The US$5 billion hedge fund Hudson Bay Capital Management is seeking to raise capital for a new share class designed to take advantage of the market sell-off.
“The dislocations to come will provide amongst the most outstanding opportunities of my career,” Sander Gerber, who oversees the New York-based firm, said Tuesday in a letter to investors. “To take full advantage of these opportunities, we will be setting up new share classes within our multistrategy fund to supplement investments in the main portfolio.”
A Hudson Bay representative declined to comment.
The share classes will be more concentrated and provide clients with “direct exposure” to investment opportunities in equity and credit, according to the letter. The firm isn’t targeting a specific amount for the fundraising. The classes are expected to be a drawdown structure that will allow the fund to call capital from investors as opportunities arise.
About US$26 trillion has been wiped out from equities since mid-February, when concerns about the coronavirus spreading began gripping markets.
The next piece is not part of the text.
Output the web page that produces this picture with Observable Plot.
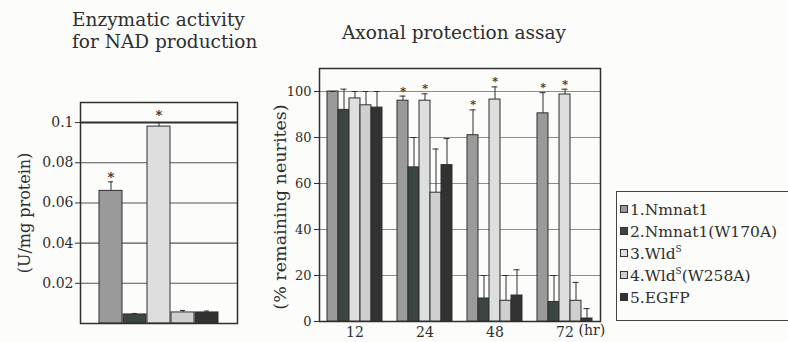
<!DOCTYPE html>
<html>
<head>
<meta charset="utf-8">
<script src="https://cdn.jsdelivr.net/npm/d3@7"></script>
<script src="https://cdn.jsdelivr.net/npm/@observablehq/plot@0.6"></script>
<style>
  html, body { margin: 0; padding: 0; }
  body { width: 788px; height: 342px; overflow: hidden; position: relative; background: #fcfcfa; font-family: "DejaVu Serif", serif; color: #2e2e2e; }
  .abs { position: absolute; }
  .title { font-size: 18.5px; line-height: 22px; white-space: nowrap; }
  #legend { border: 1.5px solid #444; box-sizing: border-box; font-size: 15.5px; }
  .item { position: absolute; left: 3px; white-space: nowrap; line-height: 18px; }
  .sw { display: inline-block; width: 6px; height: 6px; border: 1.2px solid #333; margin-right: 2px; vertical-align: 2px; }
  sup { font-size: 9px; vertical-align: 7px; line-height: 0; }
</style>
</head>
<body>
<div class="abs title" style="left:72px;top:9px;">Enzymatic activity<br>for NAD production</div>
<div class="abs title" style="left:342px;top:22px;">Axonal protection assay</div>
<div id="left" class="abs" style="left:0;top:90px;"></div>
<div id="rightBase" class="abs" style="left:250px;top:55px;"></div>
<div id="rightBars" class="abs" style="left:250px;top:55px;"></div>
<div id="legend" class="abs" style="left:616px;top:191px;width:190px;height:130px;"></div>
<script>
// ---------- data ----------
const seriesIds = [1, 2, 3, 4, 5];
const seriesNames = ["1.Nmnat1", "2.Nmnat1(W170A)", "3.Wld", "4.Wld", "5.EGFP"];
const seriesSup = ["", "", "S", "S", ""];
const seriesSuffix = ["", "", "", "(W258A)", ""];
const seriesColors = ["#9a9a9a", "#3c4640", "#dedede", "#cfcfcf", "#313231"];

// Enzymatic activity (U/mg protein)
const nadValues = [0.066, 0.0045, 0.098, 0.0055, 0.0055];
const nadErrTop = [0.0705, 0.005, 0.1, 0.0065, 0.0062];
const nadStar = [true, false, false, false, false];
const nadTicks = [0.02, 0.04, 0.06, 0.08, 0.1];
const nadTickLabels = ["0.02", "0.04", "0.06", "0.08", "0.1"];
const nadBracket = [0.1];
const nadLabel = "(U/mg protein)";

// Axonal protection assay (% remaining neurites)
const hourLabels = ["12", "24", "48", "72"];
const nmnat1 = [100, 96, 81, 90.5];
const nmnat1Err = [100, 98, 92, 99.5];
const nmnat1W170A = [92, 67, 10, 8.5];
const nmnat1W170AErr = [101, 80, 20, 20];
const wlds = [97, 96, 96.5, 98.7];
const wldsErr = [100, 99, 102, 101];
const wldsW258A = [94, 56, 9, 9];
const wldsW258AErr = [100, 75, 20, 17];
const egfp = [93, 68, 11.3, 1.3];
const egfpErr = [100, 79.5, 22.5, 5.6];
const starSeries = [1, 3];
const starHours = ["24", "48", "72"];
const assayTicks = [0, 20, 40, 60, 80, 100];
const assayGrid = [20, 40, 60, 80, 100];
const assayLabel = "(% remaining neurites)";
const hourUnit = "(hr)";

// ---------- tables ----------
const nadRows = seriesIds.map((id, i) => ({id, value: nadValues[i], err: nadErrTop[i], star: nadStar[i]}));
const assayValues = [nmnat1, nmnat1W170A, wlds, wldsW258A, egfp];
const assayErrs = [nmnat1Err, nmnat1W170AErr, wldsErr, wldsW258AErr, egfpErr];
const assayRows = [];
hourLabels.forEach((hour, h) => {
  seriesIds.forEach((id, i) => {
    assayRows.push({hour, id, value: assayValues[i][h], err: assayErrs[i][h],
      star: starSeries.includes(id) && starHours.includes(hour)});
  });
});

const baseStyle = {background: "transparent", fontFamily: "DejaVu Serif, serif", color: "#2e2e2e", overflow: "visible"};
const ink = "#2f2f2f";

// ---------- left chart ----------
const left = Plot.plot({
  width: 250, height: 252,
  marginTop: 12, marginBottom: 19, marginLeft: 80, marginRight: 13,
  style: {...baseStyle, fontSize: "14px"},
  x: {domain: seriesIds, paddingInner: 0.04, paddingOuter: 0.79, axis: null},
  y: {domain: [0, 0.11]},
  color: {domain: seriesIds, range: seriesColors},
  marks: [
    Plot.ruleY(nadTicks.slice(0, 4), {stroke: "#555", strokeWidth: 1.1}),
    Plot.ruleY(nadBracket, {stroke: ink, strokeWidth: 2}),
    Plot.axisY(nadTicks, {tickSize: 5, tickPadding: 2, label: null, fontSize: 14,
      tickFormat: d => nadTickLabels[nadTicks.indexOf(d)]}),
    Plot.barY(nadRows, {x: "id", y: "value", fill: "id", stroke: ink, strokeWidth: 1}),
    Plot.ruleX(nadRows, {x: "id", y1: "value", y2: "err", stroke: ink, strokeWidth: 1}),
    Plot.tickY(nadRows, {x: "id", y: "err", insetLeft: 9, insetRight: 9, stroke: ink, strokeWidth: 1}),
    Plot.text(nadRows, {filter: d => d.star, x: "id", y: "err", text: () => "*", dy: -4, fontSize: 13, fontWeight: "bold"}),
    Plot.text(["*"], {frameAnchor: "top", dy: 8, fontSize: 13, fontWeight: "bold"}),
    Plot.text([nadLabel], {frameAnchor: "left", textAnchor: "middle", rotate: -90, dx: -56, fontSize: 16}),
    Plot.frame({stroke: ink, strokeWidth: 1.5})
  ]
});
document.getElementById("left").append(left);

// ---------- right chart: frame, grid, y axis ----------
const rightBase = Plot.plot({
  width: 360, height: 287,
  marginTop: 13, marginBottom: 21, marginLeft: 69, marginRight: 10,
  style: {...baseStyle, fontSize: "13px"},
  y: {domain: [0, 110]},
  marks: [
    Plot.ruleY(assayGrid, {stroke: "#8c8c8c", strokeWidth: 1}),
    Plot.axisY(assayTicks, {tickSize: 5, tickPadding: 3, label: null, fontSize: 13}),
    Plot.frame({stroke: ink, strokeWidth: 1.5}),
    Plot.text([assayLabel], {frameAnchor: "left", textAnchor: "middle", rotate: -90, dx: -39, dy: 12, fontSize: 17.5}),
    Plot.text([hourUnit], {frameAnchor: "bottom-right", textAnchor: "start", dx: -22, dy: 13, fontSize: 14})
  ]
});
document.getElementById("rightBase").append(rightBase);

// ---------- right chart: bars ----------
const rightBars = Plot.plot({
  width: 360, height: 287,
  marginTop: 13, marginBottom: 21, marginLeft: 69, marginRight: 10,
  style: {...baseStyle, fontSize: "14px"},
  facet: {data: assayRows, x: "hour"},
  fx: {domain: hourLabels, paddingInner: 0.22, paddingOuter: 0.1, axis: "bottom", label: null, tickSize: 0, tickPadding: 6},
  x: {domain: seriesIds, padding: 0, axis: null},
  y: {domain: [0, 110], axis: null},
  color: {domain: seriesIds, range: seriesColors},
  marks: [
    Plot.barY(assayRows, {x: "id", y: "value", fill: "id", stroke: ink, strokeWidth: 1}),
    Plot.ruleX(assayRows, {x: "id", y1: "value", y2: "err", stroke: ink, strokeWidth: 1}),
    Plot.tickY(assayRows, {x: "id", y: "err", insetLeft: 2.5, insetRight: 2.5, stroke: ink, strokeWidth: 1}),
    Plot.text(assayRows, {filter: d => d.star, x: "id", y: "err", text: () => "*", dy: -5, fontSize: 11, fontWeight: "bold"})
  ]
});
document.getElementById("rightBars").append(rightBars);

// ---------- legend ----------
const legend = document.getElementById("legend");
seriesIds.forEach((id, i) => {
  const item = document.createElement("div");
  item.className = "item";
  item.style.top = (9 + i * 22) + "px";
  const sw = document.createElement("span");
  sw.className = "sw";
  sw.style.background = seriesColors[i];
  item.append(sw);
  item.append(document.createTextNode(seriesNames[i]));
  if (seriesSup[i]) {
    const s = document.createElement("sup");
    s.textContent = seriesSup[i];
    item.append(s);
  }
  if (seriesSuffix[i]) item.append(document.createTextNode(seriesSuffix[i]));
  legend.append(item);
});
</script>
</body>
</html>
Investors have been sifting the wreckage and weighing the chances of a lasting rebound as Congress reached agreement on a US$2 trillion stimulus package to prop up the slumping economy.
Credit markets, particularly those for riskier borrowers, have also been roiled amid concerns of an economic recession and unprecedented investor redemptions. The Bloomberg Barclays index for U.S. high-yield bonds has plunged 18 per cent this month, while investment grade debt has lost 12 per cent.
Hedge funds have been marketing this month’s sell-off as a once-in-a-lifetime opportunity to take advantage of unprecedented price dislocations across stocks, bonds and commodities. Their success in luring investors amid the market collapse sparked by the deadly pandemic –- a shock some are calling a black swan event -- may depend on how well they have navigated the chaos so far. Some have barely lost money, while others have seen drops more in line with market sell-offs.
Hudson Bay gained 1.2 per cent this year through March 23, and has declined less than 1 per cent this month, according to a person with knowledge of the results, who asked not to be identified because the matter is private. The firm gained 8 per cent last year.
Several long-biased equity, credit and relative-value hedge funds opened this month to tap money from existing clients, UBS Group AG said in a note sent by its prime-brokerage unit on Friday. Hedge funds seeking to raise money include D.E. Shaw & Co., Citadel and Baupost Group.